Your task is to repeat the lines from the line with "Write a web" to the line with "const pxY = (yDomain[1]-yDomain[0])/H;", both ends included, and nothing else. Pictures stay out of the copy.
──────── Exercise materials ────────
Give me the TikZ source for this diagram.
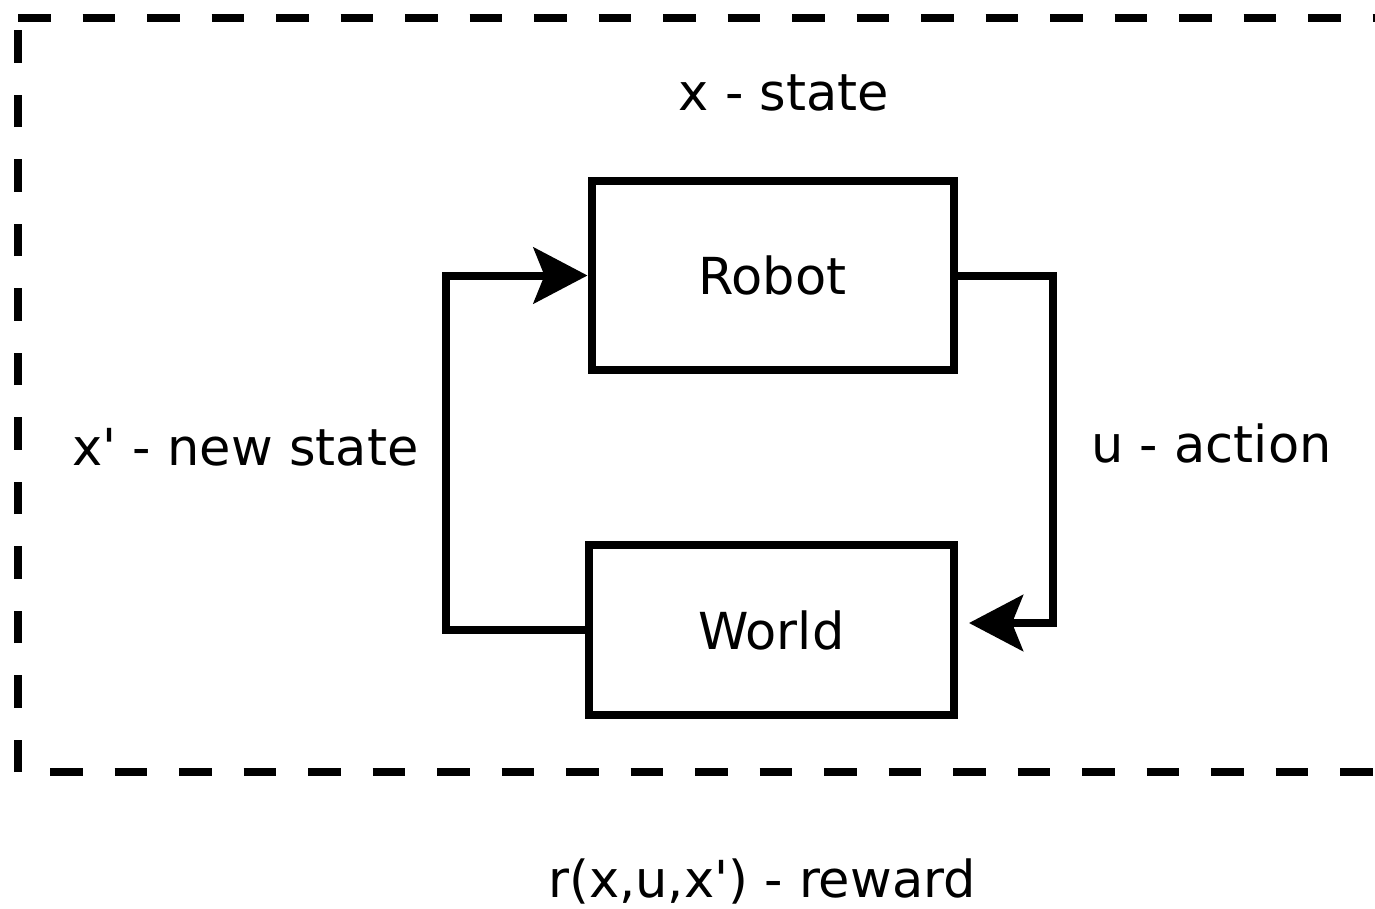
\documentclass[tikz,border=0pt]{standalone}
\usepackage{fontspec}
\setmainfont{DejaVu Sans}[Ligatures=TeXOff]
\usetikzlibrary{arrows.meta}
\begin{document}
\begin{tikzpicture}[x=1pt, y=-1pt,
  every node/.style={font=\fontsize{51pt}{61pt}\selectfont},
  block/.style={draw, line width=8pt, rectangle, inner sep=0pt},
  frame/.style={line width=8pt, dash pattern=on 32.5pt off 32pt},
  link/.style={line width=8pt, line join=miter,
    -{Stealth[length=54pt, width=56pt, inset=11pt]}},
  label/.style={anchor=base, inner sep=0pt}]
\useasboundingbox (0,0) rectangle (1375,908);
\clip (0,0) rectangle (1375,908);

% dashed environment frame (open to the right)
\coordinate (tl) at (18,18);
\coordinate (bl) at (18,772);
\coordinate (tr) at (1380,18);
\coordinate (br) at (1380,772);
\draw[frame] (bl) -- (tl);
\draw[frame] (tl) -- (tr);
\draw[frame, dash phase=32.5pt] (bl) -- (br);

% agent and environment blocks
\node[block, minimum width=362pt, minimum height=189pt] (robot) at (772.5,275.5) {Robot};
\node[block, minimum width=364.5pt, minimum height=170pt] (world) at (771.25,630) {World};

% feedback loop
\coordinate (uin) at (969,623);
\draw[link] (world.west) -- ++(-139,0) |- (robot.west);
\draw[link] (robot.east) -- ++(95,0) |- (uin);

% labels
\node[label] (xstate) at (784,110) {x - state};
\node[label] (xnew) at (245.5,465) {x' - new state};
\node[label] (uact) at (1211.5,462) {u - action};
\node[label] (rew) at (762,897) {r(x,u,x') - reward};
\end{tikzpicture}
\end{document}
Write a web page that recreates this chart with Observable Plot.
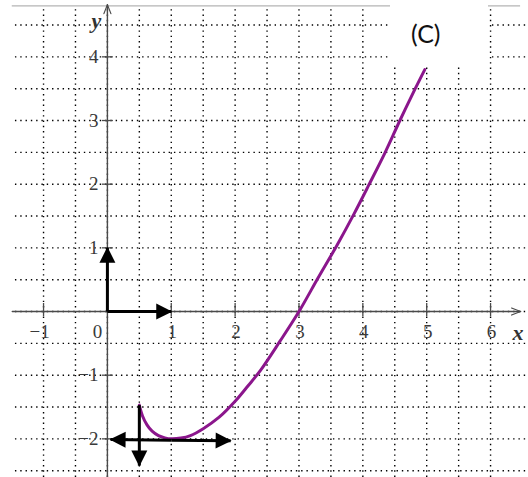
<!DOCTYPE html>
<html><head><meta charset="utf-8">
<script src="https://cdn.jsdelivr.net/npm/d3@7"></script>
<script src="https://cdn.jsdelivr.net/npm/@observablehq/plot@0.6"></script>
<style>
html,body{margin:0;padding:0;background:#fff;}
#wrap{position:relative;width:528px;height:477px;overflow:hidden;}
#tag{position:absolute;left:390px;top:0;width:98px;height:67px;background:#fff;font-family:Lato,"Open Sans",sans-serif;font-size:25px;color:#111;box-sizing:border-box;padding-left:21px;padding-top:18px;line-height:30px;}
</style></head><body>
<div id="wrap"><div id="tag">(C)</div></div>
<script>
// ---- data ----
const curveX = [0.5,0.55,0.62,0.7,0.8,0.9,1.0,1.15,1.3,1.5,1.75,2.0,2.2,2.4,2.7,3.0,3.3,3.6,3.86,4.1,4.35,4.58,4.82,4.97];
const curveY = [-1.47,-1.64,-1.78,-1.88,-1.95,-1.985,-2.0,-1.988,-1.948,-1.84,-1.66,-1.41,-1.17,-0.92,-0.47,0,0.53,1.05,1.53,2.0,2.5,3.0,3.5,3.8];

const xTickValues = [-1,1,2,3,4,5,6];
const xTickLabels = ["−1","1","2","3","4","5","6"];
const originLabel = "0";
const yTickValues = [-2,-1,1,2,3,4];
const yTickLabels = ["−2","−1","1","2","3","4"];
const gridX = [-1,-0.5,0,0.5,1,1.5,2,2.5,3,3.5,4,4.5,5,5.5,6];
const gridY = [-2.5,-2,-1.5,-1,-0.5,0,0.5,1,1.5,2,2.5,3,3.5,4,4.5];

// arrows (vectors) : start and end points
const arrowX1 = [0, 0, 1, 1, 0.5];
const arrowY1 = [0, 0, -2.02, -2.02, -1.47];
const arrowX2 = [0, 1, 0.05, 1.93, 0.5];
const arrowY2 = [1, 0, -2.01, -2.03, -2.42];

// view extents
const xDomain = [-1.674, 6.594];
const yDomain = [-2.607, 4.885];
const xAxisExtent = [-1.49, 6.47];
const yAxisExtent = [-2.607, 4.82];
const frameTopY = 4.80;
const gridXExtent = [-1.44, 6.594];
const gridYExtent = [-2.607, 4.77];

const W = 528, H = 477;
const pxX = (xDomain[1]-xDomain[0])/W;   // data units per pixel
const pxY = (yDomain[1]-yDomain[0])/H;

const curve = curveX.map((x,i)=>({x, y: curveY[i]}));
const arrows = arrowX1.map((x1,i)=>({x1, y1: arrowY1[i], x2: arrowX2[i], y2: arrowY2[i]}));
const xTicks = xTickValues.map((v,i)=>({v, label: xTickLabels[i]}));
const yTicks = yTickValues.map((v,i)=>({v, label: yTickLabels[i]}));

const dotted = {stroke:"#000", strokeWidth:1.4, strokeDasharray:"1.4,3.9"};
const axisColor = "#4a4a4a";
const labelFont = "Liberation Serif, DejaVu Serif, serif";
const tickText = {fontSize:19, fontFamily: labelFont, fill:"#3a3a3a"};

const plot = Plot.plot({
  width: W, height: H,
  margin: 0,
  x: {domain: xDomain, axis: null},
  y: {domain: yDomain, axis: null},
  style: {background: "#fff", overflow: "visible"},
  marks: [
    // dotted grid
    Plot.ruleX(gridX, {x: d=>d, y1: gridYExtent[0], y2: gridYExtent[1], ...dotted}),
    Plot.ruleY(gridY, {y: d=>d, x1: gridXExtent[0], x2: gridXExtent[1], ...dotted}),
    // top frame line
    Plot.ruleY([frameTopY], {x1: xAxisExtent[0], x2: xAxisExtent[1], stroke:"#b4b4b4", strokeWidth:1.3}),
    // axes with arrow heads
    Plot.line([[xAxisExtent[0],0],[xAxisExtent[1],0]], {stroke: axisColor, strokeWidth:1.4, markerEnd:"arrow"}),
    Plot.line([[0,yAxisExtent[0]],[0,yAxisExtent[1]]], {stroke: axisColor, strokeWidth:1.4, markerEnd:"arrow"}),
    // ticks
    Plot.ruleX(xTicks, {x:"v", y1: -5*pxY, y2: 8*pxY, stroke: axisColor, strokeWidth:1.3}),
    Plot.ruleY(yTicks, {y:"v", x1: -5*pxX, x2: 6*pxX, stroke: axisColor, strokeWidth:1.3}),
    // tick labels
    Plot.text(xTicks.filter(d=>d.v<0), {x:"v", y: 0, text:"label", dy: 20, dx: -4, ...tickText}),
    Plot.text(xTicks.filter(d=>d.v>0), {x:"v", y: 0, text:"label", dy: 20, dx: 1, ...tickText}),
    Plot.text([originLabel], {x: 0, y: 0, text: d=>d, dy: 20, dx: -10, ...tickText}),
    Plot.text(yTicks, {x: 0, y:"v", text:"label", dx: -9, textAnchor:"end", ...tickText}),
    // axis names
    Plot.text(["y"], {x: 0, y: yAxisExtent[1], text: d=>d, dx: -11, dy: 16, fontSize: 22, fontStyle:"italic", fontWeight:"bold", fontFamily: labelFont, fill:"#333"}),
    Plot.text(["x"], {x: xAxisExtent[1], y: 0, text: d=>d, dx: -8, dy: 21, textAnchor:"start", fontSize: 22, fontStyle:"italic", fontWeight:"bold", fontFamily: labelFont, fill:"#333"}),
    // curve
    Plot.line(curve, {x:"x", y:"y", curve:"catmull-rom", stroke:"#8b168c", strokeWidth:3}),
    // vectors
    Plot.link(arrows, {x1:"x1", y1:"y1", x2:"x2", y2:"y2", stroke:"#000", strokeWidth:3, markerEnd:"arrow"})
  ]
});

// restyle marker heads: filled triangles on vectors, open chevrons on axes
const svg = d3.select(plot);
svg.selectAll('g[aria-label="link"] marker').each(function(){
  const m = d3.select(this);
  m.attr("viewBox","-16 -9 17 18").attr("markerUnits","userSpaceOnUse")
   .attr("markerWidth",17).attr("markerHeight",18).attr("refX",0).attr("refY",0)
   .attr("fill","#000").attr("stroke","none").attr("orient","auto");
  m.selectAll("*").remove();
  m.append("path").attr("d","M1,0L-15,-8L-15,8Z");
});
svg.selectAll('g[aria-label="line"] marker').each(function(){
  const m = d3.select(this);
  m.attr("viewBox","-12 -6 14 12").attr("markerUnits","userSpaceOnUse")
   .attr("markerWidth",14).attr("markerHeight",12).attr("refX",0).attr("refY",0)
   .attr("fill","none").attr("stroke",axisColor).attr("stroke-width",1.2).attr("orient","auto");
  m.selectAll("*").remove();
  m.append("path").attr("d","M-9,-3.5L0,0L-9,3.5");
});

const wrap = document.getElementById("wrap");
wrap.insertBefore(plot, wrap.firstChild);
plot.style.position = "absolute";
plot.style.left = "0"; plot.style.top = "0";
</script>
</body></html>
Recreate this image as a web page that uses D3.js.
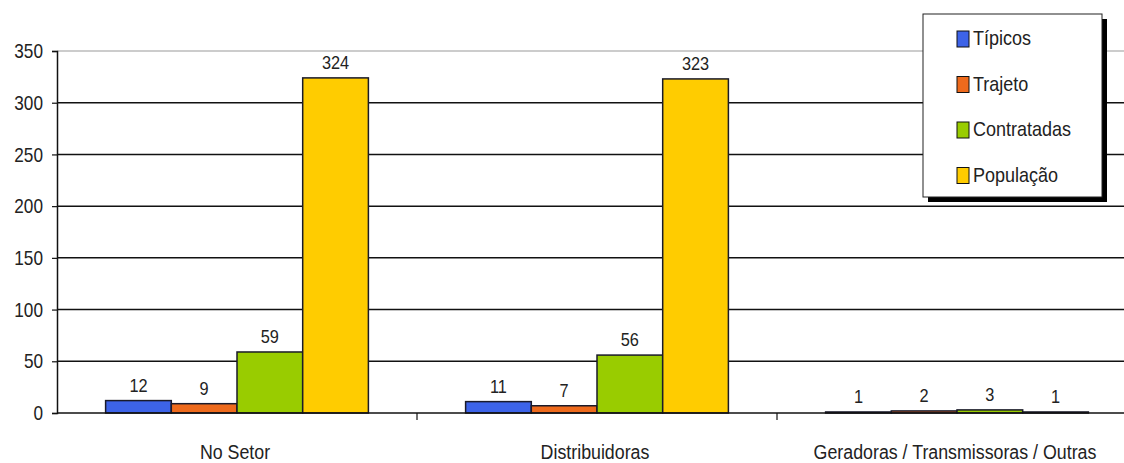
<!DOCTYPE html>
<html>
<head>
<meta charset="utf-8">
<script src="https://cdn.jsdelivr.net/npm/d3@7"></script>
<style>
  html, body { margin: 0; padding: 0; background: #fff; }
  svg { display: block; }
  text { font-family: "Liberation Sans", Arial, sans-serif; fill: #222; }
</style>
</head>
<body>
<svg id="chart" width="1124" height="463"></svg>
<script>
// chart data
var categories = ["No Setor", "Distribuidoras", "Geradoras / Transmissoras / Outras"];
var seriesNames = ["Típicos", "Trajeto", "Contratadas", "População"];
var seriesColors = ["#3D63E8", "#EE6A1C", "#99CC00", "#FFCC00"];
var tipicos = [12, 11, 1];
var trajeto = [9, 7, 2];
var contratadas = [59, 56, 3];
var populacao = [324, 323, 1];
var yTicks = [0, 50, 100, 150, 200, 250, 300, 350];

var seriesValues = [tipicos, trajeto, contratadas, populacao];

var cfg = {
	left: 57,
	right: 1137,
	top: 51,
	bottom: 413
};

var svg = d3.select("#chart");

// put a text at (x,y) and squeeze it, the original uses a narrow face
function narrow(sel, fx, fy, sx) {
	sel.attr("x", 0).attr("y", 0)
		.attr("transform", function(d, i) {
			return "translate(" + fx(d, i) + "," + fy(d, i) + ") scale(" + (sx || 0.86) + ",1)";
		});
	return sel;
}

var x0 = d3.scaleBand().domain(categories).range([cfg.left, cfg.right]).padding(0);
var x1 = d3.scaleBand().domain(seriesNames)
	.range([0, x0.bandwidth()])
	.paddingInner(0)
	.paddingOuter(0.74);
var y = d3.scaleLinear().domain([0, 350]).range([cfg.bottom, cfg.top]);

// gridlines
svg.append("g").selectAll("line")
	.data(yTicks.filter(function(d) { return d > 0; }))
	.enter().append("line")
	.attr("x1", cfg.left).attr("x2", cfg.right)
	.attr("y1", function(d) { return y(d); })
	.attr("y2", function(d) { return y(d); })
	.attr("stroke", function(d) { return d === 350 ? "#999" : "#111"; })
	.attr("stroke-width", function(d) { return d === 350 ? 1 : 1.5; });

// y axis
var yAxis = d3.axisLeft(y).tickValues(yTicks).tickSize(5).tickFormat("");
var gy = svg.append("g").attr("transform", "translate(" + cfg.left + ",0)").call(yAxis);
gy.select(".domain").attr("stroke", "#111").attr("stroke-width", 1.5);
gy.selectAll(".tick line").attr("stroke", "#111").attr("stroke-width", 1.2);

svg.append("g").selectAll("text")
	.data(yTicks).enter().append("text")
	.attr("text-anchor", "end")
	.attr("font-size", 20)
	.attr("dy", "0.36em")
	.text(function(d) { return d; })
	.call(narrow, function() { return 43; }, function(d) { return y(d); });

// bars
var flat = [];
categories.forEach(function(c, ci) {
	seriesNames.forEach(function(s, si) {
		flat.push({ cat: c, series: s, si: si, value: seriesValues[si][ci] });
	});
});

var bars = svg.append("g").selectAll("g.bar")
	.data(flat).enter().append("g").attr("class", "bar");

bars.append("rect")
	.attr("x", function(d) { return x0(d.cat) + x1(d.series); })
	.attr("width", x1.bandwidth())
	.attr("y", function(d) { return y(d.value); })
	.attr("height", function(d) { return y(0) - y(d.value); })
	.attr("fill", function(d) { return seriesColors[d.si]; })
	.attr("stroke", "#1a1a2a")
	.attr("stroke-width", 1.5);

bars.append("text")
	.attr("text-anchor", "middle")
	.attr("font-size", 19)
	.text(function(d) { return d.value; })
	.call(narrow,
		function(d) { return x0(d.cat) + x1(d.series) + x1.bandwidth() / 2; },
		function(d) { return y(d.value) - 9; });

// x axis
svg.append("line")
	.attr("x1", cfg.left).attr("x2", cfg.right)
	.attr("y1", cfg.bottom).attr("y2", cfg.bottom)
	.attr("stroke", "#111").attr("stroke-width", 1.5);

svg.append("g").selectAll("line")
	.data(categories.slice(1))
	.enter().append("line")
	.attr("x1", function(d) { return x0(d); })
	.attr("x2", function(d) { return x0(d); })
	.attr("y1", cfg.bottom).attr("y2", cfg.bottom + 7)
	.attr("stroke", "#111").attr("stroke-width", 1.2);

svg.append("g").selectAll("text")
	.data(categories)
	.enter().append("text")
	.attr("text-anchor", "middle")
	.attr("font-size", 20)
	.text(function(d) { return d; })
	.call(narrow,
		function(d) { return x0(d) + x0.bandwidth() / 2 - 2; },
		function() { return 459; }, 0.89);

// legend
var legend = svg.append("g").attr("transform", "translate(923,14)");
legend.append("rect")
	.attr("x", 5).attr("y", 5).attr("width", 179).attr("height", 183)
	.attr("fill", "#000");
legend.append("rect")
	.attr("x", 0).attr("y", 0).attr("width", 179).attr("height", 183)
	.attr("fill", "#fff").attr("stroke", "#222").attr("stroke-width", 1);

var items = legend.selectAll("g.item")
	.data(seriesNames).enter().append("g")
	.attr("class", "item")
	.attr("transform", function(d, i) { return "translate(34," + (25 + i * 45.5) + ")"; });
items.append("rect")
	.attr("x", 0).attr("y", -8).attr("width", 12).attr("height", 16)
	.attr("fill", function(d, i) { return seriesColors[i]; })
	.attr("stroke", "#111").attr("stroke-width", 1);
items.append("text")
	.attr("font-size", 20)
	.text(function(d) { return d; })
	.call(narrow, function() { return 16; }, function() { return 6; }, 0.9);
</script>
</body>
</html>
────────
» **Reply**
Write a web page that recreates this chart with Observable Plot.
<!DOCTYPE html>
<html><head><meta charset="utf-8">
<script src="https://cdn.jsdelivr.net/npm/d3@7"></script>
<script src="https://cdn.jsdelivr.net/npm/@observablehq/plot@0.6"></script>
<style>
html,body{margin:0;padding:0;background:#fff;}
#wrap{position:relative;width:528px;height:477px;overflow:hidden;}
#tag{position:absolute;left:390px;top:0;width:98px;height:67px;background:#fff;font-family:Lato,"Open Sans",sans-serif;font-size:25px;color:#111;box-sizing:border-box;padding-left:21px;padding-top:18px;line-height:30px;}
</style></head><body>
<div id="wrap"><div id="tag">(C)</div></div>
<script>
// ---- data ----
const curveX = [0.5,0.55,0.62,0.7,0.8,0.9,1.0,1.15,1.3,1.5,1.75,2.0,2.2,2.4,2.7,3.0,3.3,3.6,3.86,4.1,4.35,4.58,4.82,4.97];
const curveY = [-1.47,-1.64,-1.78,-1.88,-1.95,-1.985,-2.0,-1.988,-1.948,-1.84,-1.66,-1.41,-1.17,-0.92,-0.47,0,0.53,1.05,1.53,2.0,2.5,3.0,3.5,3.8];

const xTickValues = [-1,1,2,3,4,5,6];
const xTickLabels = ["−1","1","2","3","4","5","6"];
const originLabel = "0";
const yTickValues = [-2,-1,1,2,3,4];
const yTickLabels = ["−2","−1","1","2","3","4"];
const gridX = [-1,-0.5,0,0.5,1,1.5,2,2.5,3,3.5,4,4.5,5,5.5,6];
const gridY = [-2.5,-2,-1.5,-1,-0.5,0,0.5,1,1.5,2,2.5,3,3.5,4,4.5];

// arrows (vectors) : start and end points
const arrowX1 = [0, 0, 1, 1, 0.5];
const arrowY1 = [0, 0, -2.02, -2.02, -1.47];
const arrowX2 = [0, 1, 0.05, 1.93, 0.5];
const arrowY2 = [1, 0, -2.01, -2.03, -2.42];

// view extents
const xDomain = [-1.674, 6.594];
const yDomain = [-2.607, 4.885];
const xAxisExtent = [-1.49, 6.47];
const yAxisExtent = [-2.607, 4.82];
const frameTopY = 4.80;
const gridXExtent = [-1.44, 6.594];
const gridYExtent = [-2.607, 4.77];

const W = 528, H = 477;
const pxX = (xDomain[1]-xDomain[0])/W;   // data units per pixel
const pxY = (yDomain[1]-yDomain[0])/H;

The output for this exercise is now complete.